Regia di Wim Wenders vedi scheda film
Lei è una scienziata che si immerge nei fondali oceanici per studiare la vita; lui un ingegnere che sta progettando un acquedotto in Nordafrica; si incontrano in Normandia, si amano e decidono di rimanere in contatto. Partono per le rispettive missioni, ma dopo un po’ lui smette di rispondere ai messaggi di lei. È stato rapito dai jihadisti in quanto spia.
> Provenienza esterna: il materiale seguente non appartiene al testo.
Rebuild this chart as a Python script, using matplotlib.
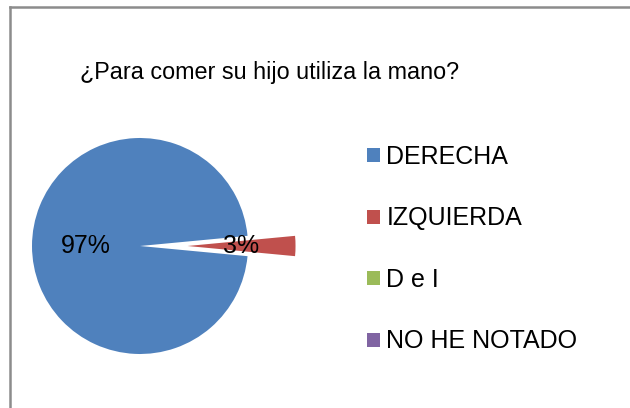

Fra documentari, cortometraggi e film a soggetto, è difficile seguire la frenetica attività dell’iperattivo WimWenders; l’unica costante di tutte le sue opere rimane quella di una vita, della sua intera carriera: l’eccessiva estetizzazione, fatta di immagini patinate miste a una roboante retorica. Qui, naturalmente, non siamo da meno: Submergence è un romanzo di J. M. Kedgrad tramutato in sceneggiatura da Erin Dignam che Wenders trasforma in due ore o quasi di polpettone romantico in salsa di spionaggio, terrorismo, estremismo religioso e, in un crescendo di delirio, oceanografia; arrivare in fondo alla pellicola senza sbadigliare è un’impresa e non bastano senza dubbio la messa in scena ordinata e i due attori bellocci (Alicia Vikander e James McAvoy) al centro della storia a dare un senso, uno qualsiasi, alla visione. Colpiscono in negativo in modo particolare i dialoghi intrisi di banalità sui massimi sistemi, specie nella prima parte del lavoro, quella relativa all’improvvisata love story fra i protagonisti. Il regista ha fatto di meglio, è vero, ma erano tanti, tanti anni prima: nel 2017 ormai questo è il suo standard qualitativo da parecchio tempo. 3,5/10.